« J’ai donc été ce petit misérable qui ne connut que la faim, l’humiliation du corps, la pauvreté, la peur, la bassesse. De tant d’attitudes renfrognées, j’ai tiré les raisons de la gloire. – Sans doute suis-je cela, me disais-je, mais au moins, j’ai conscience de l’être et tant de conscience détruit la honte et m’accorde un sentiment que l’on connaît peu: l’orgueil. Vous qui me méprisez n’êtes pas faits d’autre chose que d’une succession de pareilles misères, mais vous n’en aurez jamais la conscience, et par elle l’orgueil, c’est-à-dire la connaissance d’une force qui vous permet de tenir tête à la misère – non votre propre misère, mais celle dont l’humanité est composée. »
Jean Genet, Journal du voleur, 1964
L’orgueil est une clé du documentaire de Laure Portier qui filme pendant quinze ans son frère Arnaud Gomez, dès la fin de son adolescence. Quand il décide de quitter la France pour échapper à une amende – outil banalement écrasant de l’arsenal répressif auquel il s’est déjà beaucoup confronté – il décline toute offre de secours :
« – Siàunmomentt’es dans la merde, tu m’appelleras ?
– Franchement, non.
– Qu’est-ce que t’es orgueilleux ! »
Comme Genet à son âge, il vit en Espagne de larcins et de vagabondages. Arnaud dort dehors, mais son orgueil le pousse à filmer son couchage dans le parc Güell nu de ses touristes, à la barbe des gardiens et avec vue panoramique sur Barcelone.
Arnaud, le corps onduleux comme Stilitano du Journal du voleur, offre un érotisme viril qui feint de s’ignorer. Il expose sa musculature à la caméra de sa sœur, prend le relai en se filmant et en se mettant en scène : un homme monte sur ses cuisses et force son grand écart, il frotte ses baskets sous le regard d’autres hommes dans des toilettes publiques ou plonge le téléphone vers son bas-ventre, tire sur son jogging et en extrait de la nourriture volée au supermarché. Mais si Arnaud est orgueilleux, Laure n’est pas en reste. Ne voulant pas perdre la face, elle suit les illégalités de son frère, jusqu’à les provoquer pour les filmer : graffiti dans le métro marseillais, incendie d’un scooter volé en Espagne.

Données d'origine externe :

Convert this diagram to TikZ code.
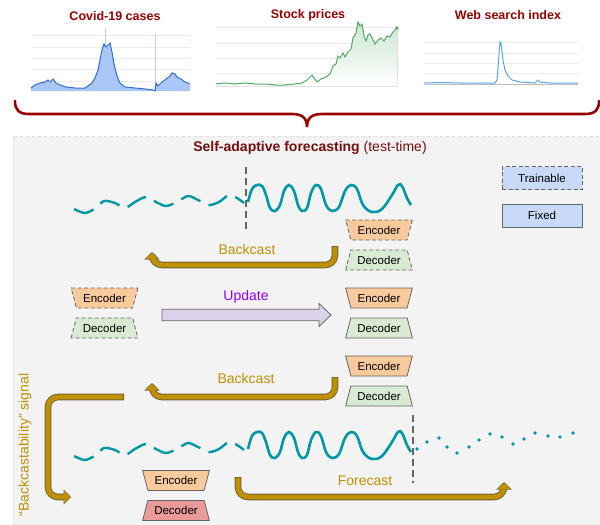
\documentclass[tikz,border=0pt]{standalone}
\usepackage{fontspec}
\setmainfont{Liberation Sans}
\usetikzlibrary{shapes.geometric,arrows.meta,positioning,calc}
\definecolor{berryRed}{RGB}{153,0,0}
\definecolor{maroonTitle}{RGB}{115,15,15}
\definecolor{waveTeal}{RGB}{0,151,167}
\definecolor{goldArrow}{RGB}{191,144,0}
\definecolor{goldEdge}{RGB}{115,98,55}
\definecolor{updatePurple}{RGB}{153,0,255}
\definecolor{updateFill}{RGB}{217,210,233}
\definecolor{encOrange}{RGB}{249,203,156}
\definecolor{decGreen}{RGB}{217,234,211}
\definecolor{decRed}{RGB}{234,153,153}
\definecolor{legendBlue}{RGB}{201,218,248}
\definecolor{panelGray}{RGB}{243,243,243}
\definecolor{edgeGray}{RGB}{102,102,102}
\definecolor{covidFill}{RGB}{168,198,246}
\definecolor{covidLine}{RGB}{51,110,210}
\definecolor{stockGreen}{RGB}{87,170,105}
\definecolor{searchBlue}{RGB}{90,165,232}
\definecolor{gridGray}{RGB}{236,236,236}

\tikzset{
  coder/.style={trapezium, trapezium stretches=true, trapezium left angle=68,
    trapezium right angle=68, minimum width=67pt, minimum height=20pt,
    inner xsep=1pt, inner ysep=1pt, draw=edgeGray, line width=0.8pt,
    font=\fontsize{11.5}{12}\selectfont},
  encoder/.style={coder, fill=encOrange, shape border rotate=180},
  decoder/.style={coder, fill=decGreen},
  trainable/.style={dash pattern=on 4pt off 2.5pt},
  legendbox/.style={draw=edgeGray, fill=legendBlue, line width=0.8pt,
    minimum width=80pt, minimum height=23pt, font=\fontsize{11.5}{12}\selectfont},
  steplabel/.style={font=\fontsize{14}{16}\selectfont, text=goldArrow},
  fatedge/.style={line width=6.6pt, draw=goldEdge, rounded corners=10pt,
    -{Triangle[width=15pt,length=7.5pt]}},
  fatcore/.style={line width=4.8pt, draw=goldArrow, rounded corners=10pt,
    -{Triangle[width=12.3pt,length=5.9pt]}, shorten >=1pt, shorten <=0.9pt},
  pastline/.style={waveTeal, line width=2.4pt, dash pattern=on 21pt off 9pt},
  nowline/.style={waveTeal, line width=2.6pt},
  cutline/.style={draw=edgeGray, line width=1.6pt, dash pattern=on 7pt off 4pt},
  chartgrid/.style={draw=gridGray, line width=0.5pt},
  chartname/.style={font=\fontsize{12.5}{14}\bfseries\selectfont, text=berryRed}
}
\newcommand{\fatarrow}[1]{\draw[fatedge] #1; \draw[fatcore] #1;}
\newcommand{\covidpts}{plot coordinates {(31,88) (35,85) (40,83) (45,82) (48,80)
  (50,82) (53,79) (56,83) (60,85) (66,87) (75,88) (85,88) (88,86) (92,83)
  (95,78) (98,70) (100,60) (102,50) (104,44) (106,47) (108,45) (110,43)
  (112,52) (114,64) (117,76) (120,83) (125,87) (135,88) (145,89) (153,90)
  (155,91) (156,83) (158,86) (162,82) (166,79) (170,76) (172,73) (175,74)
  (177,77) (181,79) (185,82) (190,84)}}
\newcommand{\stockpts}{plot coordinates {(216,84) (225,83) (235,84) (245,83)
  (255,84) (265,84) (275,85) (285,85) (295,84) (302,83) (307,80) (312,75)
  (314,78) (317,82) (321,79) (326,77) (330,74) (333,66) (336,64) (338,56)
  (340,58) (343,53) (345,57) (348,52) (351,49) (353,38) (356,33) (358,22)
  (360,26) (362,24) (364,36) (366,41) (368,35) (370,34) (372,38) (375,44)
  (378,40) (381,38) (384,41) (387,36) (390,37) (393,32) (397,28)}}
\newcommand{\searchpts}{plot coordinates {(424,83) (440,82.5) (460,83) (480,83)
  (495,83) (497,80) (499,55) (500,42) (501,43) (503,60) (505,70) (508,76)
  (512,80) (520,82) (535,83) (538,80) (540,82) (550,83) (578,83)}}
\newcommand{\pastwave}{plot[smooth] coordinates {(74,456) (85,460) (96,455)
  (104,448) (115,450) (125,455) (135,449) (146,444) (156,449) (166,453)
  (177,449) (188,443) (198,447) (209,452) (219,449) (229,442) (237,445) (244,450)}}
\newcommand{\nowwave}{plot[smooth, tension=0.6] coordinates {(248,449) (252,436)
  (257,432) (262,433) (266,442) (270,455) (275,458) (280,452) (284,438)
  (289,432) (294,438) (298,452) (302,458) (307,455) (311,440) (316,432)
  (321,436) (326,452) (332,458) (339,454) (345,438) (351,432) (357,436)
  (363,452) (372,459) (382,456) (392,442) (398,432) (402,433) (407,445) (411,452)}}

\begin{document}
\begin{tikzpicture}[x=1pt,y=-1pt]
\useasboundingbox (0,0) rectangle (600,525);

% three example series
\foreach \g in {35,47,58,69,81} \draw[chartgrid] (31,\g) -- (190,\g);
\foreach \g in {27,43,58,73} \draw[chartgrid] (216,\g) -- (398,\g);
\foreach \g in {42,53,63,73} \draw[chartgrid] (424,\g) -- (578,\g);
\fill[covidFill] \covidpts -- (190,91) -- (31,91) -- cycle;
\draw[covidFill!80, line width=0.6pt] (105,28) -- (105,50) (155,34) -- (155,90);
\draw[covidLine, line width=1pt] \covidpts;
\fill[top color=stockGreen!30, bottom color=white] \stockpts -- (397,86) -- (216,86) -- cycle;
\draw[stockGreen, line width=1pt] \stockpts;
\fill[stockGreen] (397,28) circle (1.8pt);
\draw[gridGray!80!black, line width=0.4pt] (424,84) -- (578,84);
\draw[searchBlue, line width=1pt] \searchpts;
\node[chartname] (covid) at (115,16) {Covid-19 cases};
\node[chartname] (stock) at (308,15) {Stock prices};
\node[chartname] (search) at (508,15) {Web search index};

% brace
\draw[berryRed, line width=2.6pt, line cap=round]
  (15,101) .. controls (15,110) and (19,114) .. (29,114) -- (292,114)
  .. controls (301,114) and (307,117) .. (307,127)
  .. controls (307,117) and (313,114) .. (322,114) -- (585,114)
  .. controls (595,114) and (599,110) .. (599,101);

% panel
\fill[panelGray] (13,136) rectangle (600,525);
\draw[gray!25, dashed] (13,525) -- (13,136) -- (600,136);
\node[text=maroonTitle, font=\fontsize{14}{16}\selectfont] (title) at (310,148)
  {\textbf{Self-adaptive forecasting} (test-time)};

% legend
\node[legendbox, trainable] (trainLeg) at (542,178) {Trainable};
\node[legendbox] (fixedLeg) at (542,215.5) {Fixed};

% row 1
\begin{scope}[shift={(0,-247)}]
  \draw[pastline] \pastwave;
  \draw[nowline] \nowwave;
\end{scope}
\draw[cutline] (246,167) -- (246,231);
\node[encoder, trainable] (enc1) at (379,230) {Encoder};
\node[decoder, trainable] (dec1) at (379,260) {Decoder};
\coordinate (bc1s) at (335,246);
\coordinate (bc1e) at (152,252);
\fatarrow{(bc1s) -- ++(0,19) -| (bc1e)}
\node[steplabel] (bc1) at (247,249) {Backcast};

% row 2
\node[encoder, trainable] (encL) at (104.5,298) {Encoder};
\node[decoder, trainable] (decL) at (104.5,328) {Decoder};
\node[encoder] (encR) at (379,298) {Encoder};
\node[decoder] (decR) at (379,328) {Decoder};
\coordinate (updTail) at (162,315);
\coordinate (updTip) at (331,315);
\draw[draw=edgeGray, fill=updateFill, line width=0.8pt]
  ($(updTail)+(0,-5.7)$) -- ($(updTip)+(-12,-5.7)$) -- ($(updTip)+(-12,-11.5)$)
  -- (updTip) -- ($(updTip)+(-12,11.5)$) -- ($(updTip)+(-12,5.7)$)
  -- ($(updTail)+(0,5.7)$) -- cycle;
\node[font=\fontsize{14}{16}\selectfont, text=updatePurple] (updLbl) at (246,297) {Update};

% row 3
\node[encoder] (enc3) at (379,366) {Encoder};
\node[decoder] (dec3) at (379,396) {Decoder};
\coordinate (bc2s) at (335,377);
\coordinate (bc2e) at (152,383);
\fatarrow{(bc2s) -- ++(0,20) -| (bc2e)}
\node[steplabel] (bc2) at (246,378) {Backcast};

% backcastability signal
\coordinate (sigs) at (124,397);
\coordinate (sigc) at (48,497);
\coordinate (sige) at (71,497);
\fatarrow{(sigs) -| (sigc) -- (sige)}
\node[steplabel, rotate=90] (signal) at (25,445) {``Backcastability'' signal};

% row 4
\draw[pastline] \pastwave;
\draw[nowline] \nowwave;
\foreach \x/\y in {417/449, 427/442, 439/438, 447/447, 457/453, 469/447, 479/440,
  490/434, 502/437, 513/444, 524/439, 535/433, 548/436, 560/437, 573/433}
  \fill[waveTeal] (\x,\y) circle (1.8pt);
\draw[cutline] (413,415) -- (413,483);
\node[encoder] (enc4) at (176,480.5) {Encoder};
\node[decoder, fill=decRed] (dec4) at (176,510.5) {Decoder};
\coordinate (fcs) at (238,477);
\coordinate (fce) at (504,482);
\fatarrow{(fcs) -- ++(0,20) -| (fce)}
\node[steplabel] (fc) at (365,481) {Forecast};
\end{tikzpicture}
\end{document}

L’orgueil guide aussi un montage haché, elliptique, comme la relation de la sœur à son frère, trop fier pour donner des nouvelles dans les temps difficiles. Comme Stilitano, solitaire, il tient l’autrice et son amour à distance, néanmoins autorise un compagnonnage intermittent. « Nano » se prête au jeu de « Laurette », s’éloigne de la caméra mais vérifie qu’elle le (pour)suit bien, lui envoie ses propres vidéos faites de propositions cinématographiques. Complices, iels apprennent par le dialogue un langage commun.
La réalisatrice et son frère ont des parcours divergents. Entrée en école de cinéma quand son frère se faisait enfermer en prison pour mineurs, le fossé qui les sépare aurait pu ne pas être comblé. Comme dans le texte autobiographique de Genet où il est à la fois personnage et narrateur, reflet de lui-même, double ennemi, le film articule une opposition dialectique entre le frère et la sœur : filmeuse/ filmé, voleur/volé, ignominie/ beauté, violence/tendresse.
Le film est sauvé par la solidarité. Laure Portier se montre elle aussi « en galère » et trahit sa position de cinéaste au montage : elle laisse entendre et déraper sa voix flegmatique, souvent hors champ, qui ordonne, insiste, qui est mise en difficulté, qui a peur. Le lien peut exister, le frère et la sœur sont uni·es, chacun·e victime et responsable de sa propre vulnérabilité. Quand la réalisatrice désespère de ne pas retrouver son frère parti au Pérou, on entend encore Genet : « Quand de Stilitano j’eus été abandonné près de San Fernando ma détresse fut encore plus grande, plus profond le sentiment de ma pauvreté. » La réalisatrice dépossédée de son histoire est à Lima, mais Arnaud n’est pas là. En effet, il est occupé à participer à la révolution chilienne. Arnaud devient donc lanceur de pierres et voleur révolutionnaire et d’autres rebelles masqué·es apparaissent dans le champ de ses vidéo-selfies, d’autres personnages peuplent ses dessins. Arnaud n’est plus seul et le lien fraternel peut se propager.